There are many templates available online or you can visit the XPLANE website and sign up for an online version.

Create Personas
Personas are gaining popularity fueled by their use in online marketing. There are differing opinions on what makes up a good persona. As their use has matured, they have become far less superficial. Useful personas are not just cartoonish renderings of the ideal prospect: Wanda, soccer mom, 35 years old, likes power tools and lattes. Adele Ravela, author of Buyers Personas warns against this shallow use of buyer personas:

“Too often, Buyer Profiles are nothing more than an attractive way to display obvious or demographic data.”

Developing an effective buyer persona requires a deeper understanding of the real-life motives that drive customers decisions. Understanding the thoughts and process used by customers on their journey to purchase opens up messaging opportunities for marketers. Again, Adele Ravela from “Buyers Personas”:

“… when buyer personas evolve from authentic stores related by actual buyers – in the form of one-on-one interviews – the methodology and presentation allows you to capture the buyer’s expectations and the factors that influence them. Then, and only then, can you truly stand in your buyer’s shoes and consider the buying decision from the buyer’s point of view.”

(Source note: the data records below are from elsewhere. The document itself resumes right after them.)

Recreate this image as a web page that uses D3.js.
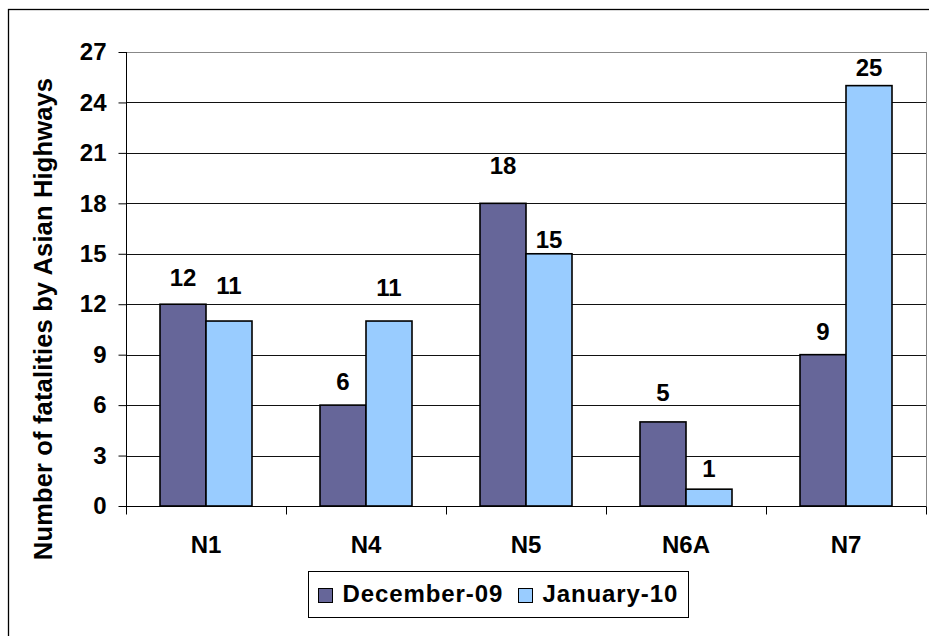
<!DOCTYPE html>
<html><head><meta charset="utf-8">
<script src="https://cdn.jsdelivr.net/npm/d3@7"></script>
<style>body{margin:0;background:#fff}svg{display:block;font-family:"Liberation Sans",Arial,sans-serif}</style>
</head><body><svg id="c" width="929" height="636"></svg>
<script>
const categories = ["N1","N4","N5","N6A","N7"];
const seriesNames = ["December-09","January-10"];
const dec09 = [12,6,18,5,9];
const jan10 = [11,11,15,1,25];
const yTicks = [0,3,6,9,12,15,18,21,24,27];
const colors = ["#666699","#99CCFF"];
// label gap (px) between bar top and label baseline, as placed in the original
const decLabelGap = [18,15,29,21,15];
const jan10LabelGap = [27,25,6,12,10];

const svg = d3.select("#c");
const L=126, R=926, T=52, B=506;
svg.append("rect").attr("x",8.5).attr("y",9.5).attr("width",940).attr("height",640)
  .attr("fill","none").attr("stroke","#000").attr("stroke-width",1.3);

const x = d3.scaleBand().domain(categories).range([L,R]);
const y = d3.scaleLinear().domain([0,27]).range([B,T]);
const bw = 46;

svg.append("g").selectAll("line").data(yTicks.filter(d=>d>0)).join("line")
  .attr("x1",L).attr("x2",R).attr("y1",d=>Math.round(y(d))+0.5).attr("y2",d=>Math.round(y(d))+0.5)
  .attr("stroke",d=>d===27?"#888":"#111").attr("stroke-width",1);
svg.append("line").attr("x1",R+0.5).attr("x2",R+0.5).attr("y1",T).attr("y2",B+8).attr("stroke","#888");

const series = [dec09, jan10];
const gaps = [decLabelGap, jan10LabelGap];
series.forEach((vals,si)=>{
  const g = svg.append("g");
  g.selectAll("rect").data(categories).join("rect")
    .attr("x",(c)=>x(c)+x.bandwidth()/2 - bw + si*bw)
    .attr("y",(c,i)=>y(vals[i]))
    .attr("width",bw)
    .attr("height",(c,i)=>B-y(vals[i]))
    .attr("fill",colors[si]).attr("stroke","#000").attr("stroke-width",1.6);
  g.selectAll("text").data(categories).join("text")
    .attr("x",(c)=>x(c)+x.bandwidth()/2 - bw/2 + si*bw)
    .attr("y",(c,i)=>y(vals[i])-gaps[si][i])
    .attr("text-anchor","middle").attr("font-weight","bold").attr("font-size",24)
    .text((c,i)=>vals[i]);
});

const ya = svg.append("g").attr("transform",`translate(${L+0.5},0)`)
  .call(d3.axisLeft(y).tickValues(yTicks).tickSize(8).tickPadding(12));
ya.select(".domain").attr("d",`M0,${T}V${B}`).attr("stroke","#000");
ya.selectAll("text").attr("font-size",24).attr("font-weight","bold").attr("font-family","Liberation Sans, Arial, sans-serif").attr("fill","#000");
ya.selectAll("line").attr("stroke","#000");

const xa = svg.append("g").attr("transform",`translate(0,${B+0.5})`);
xa.append("line").attr("x1",L).attr("x2",R).attr("stroke","#000");
xa.selectAll("line.t").data(d3.range(categories.length+1)).join("line").attr("class","t")
  .attr("x1",i=>L+i*x.step()+0.5).attr("x2",i=>L+i*x.step()+0.5).attr("y1",0).attr("y2",8).attr("stroke","#000");
xa.selectAll("text").data(categories).join("text")
  .attr("x",c=>x(c)+x.bandwidth()/2).attr("y",46).attr("text-anchor","middle")
  .attr("font-size",24).attr("font-weight","bold").text(c=>c);

svg.append("text").attr("transform","translate(52,319) rotate(-90)")
  .attr("text-anchor","middle").attr("font-size",25.5).attr("font-weight","bold")
  .attr("letter-spacing",0.15)
  .text("Number of fatalities by Asian Highways");

const lg = svg.append("g");
lg.append("rect").attr("x",308.5).attr("y",571.5).attr("width",380).attr("height",46)
  .attr("fill","#fff").attr("stroke","#000").attr("stroke-width",1);
const lx = [318.5, 518.5];
seriesNames.forEach((n,i)=>{
  lg.append("rect").attr("x",lx[i]).attr("y",588.5).attr("width",14).attr("height",14)
    .attr("fill",colors[i]).attr("stroke","#000").attr("stroke-width",1);
  lg.append("text").attr("x",lx[i]+24).attr("y",602).attr("font-size",24).attr("font-weight","bold")
    .attr("letter-spacing",0.9).text(n);
});
</script></body></html>
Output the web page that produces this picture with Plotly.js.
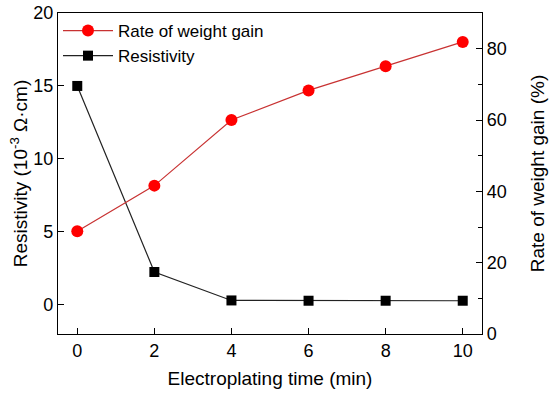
<!DOCTYPE html>
<html>
<head>
<meta charset="utf-8">
<script src="https://cdn.plot.ly/plotly-3.0.1.min.js"></script>
<style>html,body{margin:0;padding:0;background:#fff;}#chart{width:550px;height:396px;}</style>
</head>
<body>
<div id="chart"></div>
<script>
const time = [0, 2, 4, 6, 8, 10];
const weightGain = [28.8, 41.6, 60.0, 68.3, 75.1, 81.9];
const resistivity = [15.0, 2.25, 0.3, 0.28, 0.28, 0.28];
const xTicks = [0, 2, 4, 6, 8, 10];
const yTicks = [0, 5, 10, 15, 20];
const y2Ticks = [0, 20, 40, 60, 80];

const font = "Liberation Sans, Arial, sans-serif";

const traces = [
  {
    x: time, y: weightGain, yaxis: 'y2', name: 'Rate of weight gain',
    mode: 'lines+markers',
    line: {color: '#c83232', width: 1.2},
    marker: {symbol: 'circle', size: 12, color: '#ff0000'}
  },
  {
    x: time, y: resistivity, yaxis: 'y', name: 'Resistivity',
    mode: 'lines+markers',
    line: {color: '#222222', width: 1.2},
    marker: {symbol: 'square', size: 10, color: '#000000'}
  }
];

const layout = {
  width: 550, height: 396,
  margin: {l: 58, r: 68, t: 13, b: 62},
  paper_bgcolor: '#fff', plot_bgcolor: '#fff',
  font: {family: font, size: 17, color: '#000'},
  showlegend: true,
  legend: {x: 0.0, y: 1.0, xanchor: 'left', yanchor: 'top', bgcolor: 'rgba(0,0,0,0)',
           font: {family: font, size: 17}, tracegroupgap: 0, itemwidth: 50},
  xaxis: {
    range: [-0.5, 10.5], tickvals: xTicks, ticktext: xTicks.map(String),
    ticks: 'inside', ticklen: 6, tickwidth: 1, tickcolor: '#000',
    showline: true, linecolor: '#000', linewidth: 1.2, mirror: true,
    showgrid: false, zeroline: false,
    tickfont: {family: font, size: 18},
    title: {text: 'Electroplating time (min)', font: {family: font, size: 19}, standoff: 12}
  },
  yaxis: {
    range: [-2, 20], tickvals: yTicks, ticktext: yTicks.map(String),
    ticks: 'inside', ticklen: 6, tickwidth: 1, tickcolor: '#000',
    showline: true, linecolor: '#000', linewidth: 1.2,
    showgrid: false, zeroline: false,
    tickfont: {family: font, size: 18},
    title: {text: 'Resistivity (10<sup>-3</sup> Ω·cm)', font: {family: font, size: 19}, standoff: 0}
  },
  yaxis2: {
    overlaying: 'y', side: 'right',
    range: [0, 90], tickvals: y2Ticks, ticktext: y2Ticks.map(String),
    ticks: 'inside', ticklen: 6, tickwidth: 1, tickcolor: '#000',
    minor: {tickvals: [10, 30, 50, 70], ticks: 'inside', ticklen: 4, tickcolor: '#000'},
    showline: true, linecolor: '#000', linewidth: 1.2,
    showgrid: false, zeroline: false,
    tickfont: {family: font, size: 18},
    title: {text: 'Rate of weight gain (%)', font: {family: font, size: 19}, standoff: 24}
  }
};

Plotly.newPlot('chart', traces, layout, {displayModeBar: false, staticPlot: true});
</script>
</body>
</html>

What better way to understand how your customer makes decisions than consistently asking them? Having these types of ongoing conversations are invaluable. It will alert you to flaws or inconsistencies between perceptions and your marketing messages, as well as give you insight into any changes occurring in the marketplace.

Take the First Step
Regardless of the tools you use, the act of empathizing with your customers will help you reexamine how you communicate with them. Proctor & Gamble is laser focused on understanding its customers. They come as close to living in the homes of their customers as they can. The insights that they gain from being that close to their customers drives how they make, deliver, and market their products. While you may not be a global multi-billion dollar company, taking the time to step back and step into your customers’ shoes is an invaluable exercise.